Yes, not only are both true, but one is the consequence of the other's extreme.

When you socially punish people for sticking out, even harmlessly, eventually you end up criminally punishing people for sticking out, even harmlessly.

You are glossing over the fact that Japan severely punishes crime, and acquittals are almost unheard of.
It's not a theory. It's socialism and it works fine in Scandinavia, Switzerland, and a bunch of other places.
Im Danish, and I approve of the welfare state system, but we still have people cutting down EV charger cables etc here.
The answer is, you still do socialism, and you also pay someone to go around busting scrap yards that buy obviously-stolen material.

Just focusing on the demand-side dramatically reduced incidences of catalytic converter theft in the US. You still get the occasional attempt, but basically no scrap yard will take catalytic converters without a title to the vehicle with matching VIN, and most will want to see the vehicle.

Yes, requiring paperwork to scrap wiring is bureaucracy manifest. But legitimate people just do not roll up to scrap yards with a van full of tangled 4/0.

The big catalytic converter buyer was so brazen, he had a mobile app. Free markets for stolen scrap is just beyond tolerable at this point.

Italy is no Denmark but you still require to register before selling you scrap copper.

I think it's a reasonable response for a real problem and refusing to do this due to some idealistic free market principle appears to me to be a sign of fanaticism.
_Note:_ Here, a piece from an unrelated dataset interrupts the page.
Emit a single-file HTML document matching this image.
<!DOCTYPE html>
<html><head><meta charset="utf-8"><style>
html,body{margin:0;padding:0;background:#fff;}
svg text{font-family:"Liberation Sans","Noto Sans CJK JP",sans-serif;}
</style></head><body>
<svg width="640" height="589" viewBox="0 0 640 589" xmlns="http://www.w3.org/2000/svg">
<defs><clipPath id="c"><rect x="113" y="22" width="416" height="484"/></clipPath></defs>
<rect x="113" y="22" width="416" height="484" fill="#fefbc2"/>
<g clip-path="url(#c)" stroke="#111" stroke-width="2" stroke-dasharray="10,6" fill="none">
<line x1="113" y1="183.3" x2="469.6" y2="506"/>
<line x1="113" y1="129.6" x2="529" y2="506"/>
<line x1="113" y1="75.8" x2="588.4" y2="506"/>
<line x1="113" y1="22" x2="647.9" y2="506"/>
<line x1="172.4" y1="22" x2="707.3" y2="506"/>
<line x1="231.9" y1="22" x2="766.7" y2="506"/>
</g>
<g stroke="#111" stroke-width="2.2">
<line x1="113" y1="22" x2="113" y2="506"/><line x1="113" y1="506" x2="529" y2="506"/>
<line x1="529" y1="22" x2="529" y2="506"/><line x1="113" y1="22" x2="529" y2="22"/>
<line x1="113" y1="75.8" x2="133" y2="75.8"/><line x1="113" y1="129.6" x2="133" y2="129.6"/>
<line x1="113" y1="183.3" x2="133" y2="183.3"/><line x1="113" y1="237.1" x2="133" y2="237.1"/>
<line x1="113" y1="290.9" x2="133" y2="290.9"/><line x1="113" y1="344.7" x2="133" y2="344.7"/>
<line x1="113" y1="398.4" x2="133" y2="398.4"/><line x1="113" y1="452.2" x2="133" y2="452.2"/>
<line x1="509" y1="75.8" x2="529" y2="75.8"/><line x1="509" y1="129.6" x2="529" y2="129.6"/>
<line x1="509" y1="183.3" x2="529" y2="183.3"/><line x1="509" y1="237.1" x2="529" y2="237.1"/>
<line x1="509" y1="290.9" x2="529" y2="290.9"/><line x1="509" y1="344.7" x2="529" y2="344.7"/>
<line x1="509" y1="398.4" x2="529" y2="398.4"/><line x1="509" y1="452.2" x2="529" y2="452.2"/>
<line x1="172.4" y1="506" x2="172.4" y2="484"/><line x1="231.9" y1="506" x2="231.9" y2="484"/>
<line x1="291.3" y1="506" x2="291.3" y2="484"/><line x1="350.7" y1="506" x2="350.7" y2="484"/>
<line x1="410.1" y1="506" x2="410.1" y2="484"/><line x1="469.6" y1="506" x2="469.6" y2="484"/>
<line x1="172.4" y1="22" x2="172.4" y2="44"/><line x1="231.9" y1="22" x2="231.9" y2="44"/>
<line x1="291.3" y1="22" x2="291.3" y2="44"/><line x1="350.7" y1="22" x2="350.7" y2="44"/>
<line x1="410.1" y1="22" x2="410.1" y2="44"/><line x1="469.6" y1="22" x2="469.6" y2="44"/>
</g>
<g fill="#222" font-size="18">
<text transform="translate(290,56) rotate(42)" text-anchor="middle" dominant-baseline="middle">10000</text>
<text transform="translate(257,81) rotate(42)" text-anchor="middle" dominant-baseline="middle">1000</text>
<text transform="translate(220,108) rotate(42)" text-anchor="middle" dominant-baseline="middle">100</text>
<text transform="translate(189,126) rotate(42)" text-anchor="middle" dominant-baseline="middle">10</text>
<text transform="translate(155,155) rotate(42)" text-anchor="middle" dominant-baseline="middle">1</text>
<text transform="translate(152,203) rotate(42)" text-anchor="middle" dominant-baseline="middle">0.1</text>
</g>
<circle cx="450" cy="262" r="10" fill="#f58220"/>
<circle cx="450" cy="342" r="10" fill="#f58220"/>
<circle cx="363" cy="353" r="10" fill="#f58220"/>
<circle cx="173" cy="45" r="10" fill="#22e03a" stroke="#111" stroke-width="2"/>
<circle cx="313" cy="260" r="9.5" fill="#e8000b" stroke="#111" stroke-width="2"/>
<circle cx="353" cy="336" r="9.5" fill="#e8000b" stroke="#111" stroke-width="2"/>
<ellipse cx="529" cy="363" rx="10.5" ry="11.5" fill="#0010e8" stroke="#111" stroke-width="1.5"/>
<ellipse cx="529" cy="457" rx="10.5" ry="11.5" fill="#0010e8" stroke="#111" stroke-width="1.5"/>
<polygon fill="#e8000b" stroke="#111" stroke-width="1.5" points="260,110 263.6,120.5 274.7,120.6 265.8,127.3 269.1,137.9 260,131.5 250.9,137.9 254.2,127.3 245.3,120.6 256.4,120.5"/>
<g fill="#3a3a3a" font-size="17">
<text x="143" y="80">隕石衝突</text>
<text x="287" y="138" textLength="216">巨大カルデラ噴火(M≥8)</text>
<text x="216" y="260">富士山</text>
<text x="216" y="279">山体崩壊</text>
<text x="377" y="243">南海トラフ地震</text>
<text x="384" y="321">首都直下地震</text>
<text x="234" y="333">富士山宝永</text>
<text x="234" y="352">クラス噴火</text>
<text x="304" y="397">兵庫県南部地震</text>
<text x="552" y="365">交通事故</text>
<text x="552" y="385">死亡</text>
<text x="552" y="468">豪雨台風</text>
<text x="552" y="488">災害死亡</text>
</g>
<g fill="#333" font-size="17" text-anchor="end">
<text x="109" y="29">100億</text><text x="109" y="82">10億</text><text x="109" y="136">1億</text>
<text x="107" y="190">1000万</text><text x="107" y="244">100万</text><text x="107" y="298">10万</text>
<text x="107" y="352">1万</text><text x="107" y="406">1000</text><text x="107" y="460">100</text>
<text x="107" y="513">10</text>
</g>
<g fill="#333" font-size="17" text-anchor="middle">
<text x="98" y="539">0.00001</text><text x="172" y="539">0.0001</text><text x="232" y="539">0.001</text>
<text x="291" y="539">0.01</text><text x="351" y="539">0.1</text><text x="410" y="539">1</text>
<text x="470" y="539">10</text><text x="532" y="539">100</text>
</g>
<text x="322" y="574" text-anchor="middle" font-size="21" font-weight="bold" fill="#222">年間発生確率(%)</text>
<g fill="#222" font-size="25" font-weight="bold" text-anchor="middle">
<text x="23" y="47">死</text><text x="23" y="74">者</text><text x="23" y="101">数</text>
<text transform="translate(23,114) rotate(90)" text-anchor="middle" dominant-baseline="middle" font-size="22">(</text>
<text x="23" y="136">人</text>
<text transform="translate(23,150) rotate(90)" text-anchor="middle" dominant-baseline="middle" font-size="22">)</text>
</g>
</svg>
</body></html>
Scandinavian scrap metal thieves organize trucks and cranes to steal copper roofs from old churches and rip down railroad overhead lines all the time.

Free healthcare and education, guaranteed housing and social safety nets make little difference.

Some people will stop at nothing to get more, no matter how much they already have. (Applies to billionaires and paupers alike). I guess you could call it having an entrepreneurial spirit.

No one steals car stereos anymore though, because you can't sell them to anyone. That mechanism could be put to more work. Heavy, EU-wide supervision and enforcement against scrap metal dealers would probably make a difference.

The replies to you illustrate this is provably false. Socialism has yet to work anywhere it's tried.
Nope.

The surest disincentive is knowing you will be caught, not the penalty.

If you can get away with it, then what value the penalty?

The data doesn't agree with you, as others in this subthread have noted with references.
I saw only one submission to a paper, would you be willing to share links to the other references you mention?
Economics is a bad place to look for a fix for social problems.

Look at incentives, instead: housed, well-fed people with financial security and a feeling of purpose in life tend to commit fewer crimes, so let's fix wealth/income inequality, as well as our pathetic social safety net.

Not saying that will fix everything. People still commit crimes, both rich and poor alike, because they want a shortcut to having more than they have. But eliminating desperation would certainly help.